Il est difficile du reste de croire que les manuscrits aient pu se conserver aussi parfaitement pendant plus de 1400 ans, surtout si on réfléchit que les moyens de conservation et de transcription n'étaient pas bien perfectionnés à cette époque.

Michaelis réfute les arguments de Watson à l'égard du Codex Ephremii ; j'ai déjà mentionné les opinions de et Montfaucon et de Kennicott ; celles de Dupin à l'égard du Codex Vaticanus et celles de Marsh qui croit que le codex Ephremii et le Codex Vaticanus sont du 7ème siècle. Il résulte de tout cela que la première affirmation (c'est-à-dire, l'existence de textes authentiques avant Muhammad) n'est pas fondée, parce que le Prophète, que la paix et la bénédiction de Dieu soient sur lui, apparut à la fin du 6ème siècle de l'ère Chrétienne ; d'autre part, s'il est vrai que le Codex Alexandrinus contient des livres apocryphes, que plusieurs critiques, et notamment Wetstein, ont nié toute valeur à ce texte, et qu'il diffère de tout point du Codex Vaticanus.

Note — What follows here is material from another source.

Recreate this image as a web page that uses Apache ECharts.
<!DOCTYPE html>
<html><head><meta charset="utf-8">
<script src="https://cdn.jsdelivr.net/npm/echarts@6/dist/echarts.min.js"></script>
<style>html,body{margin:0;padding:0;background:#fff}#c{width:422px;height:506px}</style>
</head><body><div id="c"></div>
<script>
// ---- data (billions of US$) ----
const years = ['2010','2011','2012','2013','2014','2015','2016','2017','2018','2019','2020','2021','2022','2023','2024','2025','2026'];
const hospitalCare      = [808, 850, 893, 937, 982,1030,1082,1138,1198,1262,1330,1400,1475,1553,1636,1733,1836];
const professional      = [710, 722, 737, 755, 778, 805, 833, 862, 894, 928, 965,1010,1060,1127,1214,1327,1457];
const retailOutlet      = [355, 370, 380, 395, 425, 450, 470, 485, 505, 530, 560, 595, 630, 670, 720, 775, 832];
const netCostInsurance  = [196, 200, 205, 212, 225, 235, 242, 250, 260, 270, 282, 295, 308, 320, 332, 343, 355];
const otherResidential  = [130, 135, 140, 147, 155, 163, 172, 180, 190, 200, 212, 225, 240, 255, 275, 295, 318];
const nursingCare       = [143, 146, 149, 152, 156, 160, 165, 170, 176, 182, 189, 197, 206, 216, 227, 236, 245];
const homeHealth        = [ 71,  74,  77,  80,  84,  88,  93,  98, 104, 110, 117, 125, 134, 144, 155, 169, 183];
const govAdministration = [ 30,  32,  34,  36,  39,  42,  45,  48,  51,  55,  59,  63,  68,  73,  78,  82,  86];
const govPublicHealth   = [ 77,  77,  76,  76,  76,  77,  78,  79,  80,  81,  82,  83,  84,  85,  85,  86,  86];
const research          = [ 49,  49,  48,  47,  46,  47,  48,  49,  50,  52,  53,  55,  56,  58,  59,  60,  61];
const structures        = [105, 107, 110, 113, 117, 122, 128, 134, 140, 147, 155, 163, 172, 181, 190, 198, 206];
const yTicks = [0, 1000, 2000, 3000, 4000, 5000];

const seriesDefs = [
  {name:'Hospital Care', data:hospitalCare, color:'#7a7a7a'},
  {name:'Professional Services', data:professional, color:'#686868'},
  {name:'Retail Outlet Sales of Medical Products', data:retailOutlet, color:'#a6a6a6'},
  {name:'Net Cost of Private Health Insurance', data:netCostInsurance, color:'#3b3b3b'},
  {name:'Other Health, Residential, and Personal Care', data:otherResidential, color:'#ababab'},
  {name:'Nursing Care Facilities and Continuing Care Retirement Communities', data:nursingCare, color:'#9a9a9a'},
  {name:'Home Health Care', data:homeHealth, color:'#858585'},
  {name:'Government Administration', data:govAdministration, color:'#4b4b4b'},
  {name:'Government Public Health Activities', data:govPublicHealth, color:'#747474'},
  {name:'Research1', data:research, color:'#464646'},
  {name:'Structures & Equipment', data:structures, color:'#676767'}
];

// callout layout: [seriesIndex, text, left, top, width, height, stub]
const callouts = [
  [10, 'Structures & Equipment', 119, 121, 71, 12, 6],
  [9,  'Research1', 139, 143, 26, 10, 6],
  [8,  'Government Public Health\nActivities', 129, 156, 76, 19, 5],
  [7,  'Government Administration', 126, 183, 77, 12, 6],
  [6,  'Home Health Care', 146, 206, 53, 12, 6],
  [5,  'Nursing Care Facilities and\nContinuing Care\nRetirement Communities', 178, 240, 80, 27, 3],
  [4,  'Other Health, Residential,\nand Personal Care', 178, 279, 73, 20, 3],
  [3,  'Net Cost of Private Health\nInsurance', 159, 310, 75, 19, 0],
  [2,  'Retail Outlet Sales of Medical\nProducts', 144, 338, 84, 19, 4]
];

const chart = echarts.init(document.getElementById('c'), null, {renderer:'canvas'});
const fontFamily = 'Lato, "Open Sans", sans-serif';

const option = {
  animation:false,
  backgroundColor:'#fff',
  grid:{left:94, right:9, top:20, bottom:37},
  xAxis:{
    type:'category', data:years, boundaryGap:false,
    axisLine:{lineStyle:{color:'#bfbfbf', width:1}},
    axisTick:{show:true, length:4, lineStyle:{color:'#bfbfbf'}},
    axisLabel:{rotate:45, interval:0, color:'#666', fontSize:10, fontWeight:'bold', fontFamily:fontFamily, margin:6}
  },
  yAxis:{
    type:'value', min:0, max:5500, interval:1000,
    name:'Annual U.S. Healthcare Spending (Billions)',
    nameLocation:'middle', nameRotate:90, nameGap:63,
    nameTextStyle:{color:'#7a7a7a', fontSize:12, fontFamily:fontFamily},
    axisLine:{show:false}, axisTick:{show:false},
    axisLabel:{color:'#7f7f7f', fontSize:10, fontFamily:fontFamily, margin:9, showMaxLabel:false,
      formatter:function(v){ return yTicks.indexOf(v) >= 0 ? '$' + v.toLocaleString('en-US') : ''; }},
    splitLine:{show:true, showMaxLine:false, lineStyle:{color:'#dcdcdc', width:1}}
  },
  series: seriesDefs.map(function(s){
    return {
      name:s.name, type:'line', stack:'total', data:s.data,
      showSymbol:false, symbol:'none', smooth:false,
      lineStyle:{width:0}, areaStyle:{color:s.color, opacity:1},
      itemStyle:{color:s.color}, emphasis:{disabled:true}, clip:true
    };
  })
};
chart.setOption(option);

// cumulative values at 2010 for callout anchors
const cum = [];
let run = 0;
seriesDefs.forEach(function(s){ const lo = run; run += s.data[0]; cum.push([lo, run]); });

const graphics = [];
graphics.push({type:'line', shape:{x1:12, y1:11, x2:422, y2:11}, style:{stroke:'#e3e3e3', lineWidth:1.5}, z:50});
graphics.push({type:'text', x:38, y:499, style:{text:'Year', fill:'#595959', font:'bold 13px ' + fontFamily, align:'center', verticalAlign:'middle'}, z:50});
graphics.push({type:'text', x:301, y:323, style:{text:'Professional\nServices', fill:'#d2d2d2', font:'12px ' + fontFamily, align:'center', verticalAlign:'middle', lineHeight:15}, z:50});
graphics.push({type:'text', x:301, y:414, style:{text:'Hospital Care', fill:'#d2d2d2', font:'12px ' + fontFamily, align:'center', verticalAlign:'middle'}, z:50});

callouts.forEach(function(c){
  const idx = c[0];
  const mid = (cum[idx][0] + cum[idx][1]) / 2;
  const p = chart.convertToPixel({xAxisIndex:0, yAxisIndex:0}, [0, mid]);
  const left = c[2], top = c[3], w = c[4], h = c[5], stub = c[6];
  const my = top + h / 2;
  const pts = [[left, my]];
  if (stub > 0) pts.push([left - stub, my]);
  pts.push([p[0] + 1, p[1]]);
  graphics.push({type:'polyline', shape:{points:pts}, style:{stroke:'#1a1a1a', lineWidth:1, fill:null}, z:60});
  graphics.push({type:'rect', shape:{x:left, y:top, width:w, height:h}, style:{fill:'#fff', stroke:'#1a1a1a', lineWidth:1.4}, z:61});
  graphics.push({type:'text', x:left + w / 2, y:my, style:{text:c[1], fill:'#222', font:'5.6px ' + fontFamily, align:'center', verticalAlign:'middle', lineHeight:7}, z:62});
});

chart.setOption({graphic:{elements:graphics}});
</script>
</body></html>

Si tout cela est vrai, je dis Que la seconde assertion ( c' est à dire que ces codex sont conformes aux textes reçus par les Chrétiens de nos jours) n'est pas plus fondée que la première. Je dis en second lieu qu'en admettant même que ces trois copies soient antérieures à Muhammad, que la bénédiction, cela ne nuirait point à notre cause ; nous ne disons pas en effet que les Ecritures, que les Chrétiens considèrent comme saintes, n'étaient pas corrompues avant la venue du Prophète, et qu'elles l'ont été à partir de cette époque ; nous reconnaissons que ces livres existaient avant la mission de Muhammad ; mais nous soutenons, en même temps, qu'il n'y a pas de traditions suivies prouvant leur authenticité, et qu'ils étaient corrompus déjà dès cette époque et l'ont été plus encore par la suite. La multiplicité même des copies ne serait pas suffisante à détruire cette assertion, au lieu de trois en existerait-il mille comme le code d'Alexandrie, que cela ne ferait que militer en notre faveur, l'existence des livres apocryphes dans ces copies et les nombreuses variantes qu'elles contiennent ne feraient que prouver encore mieux que les livres des Chrétiens ont été corrompus dès les premiers siècles du Christianisme.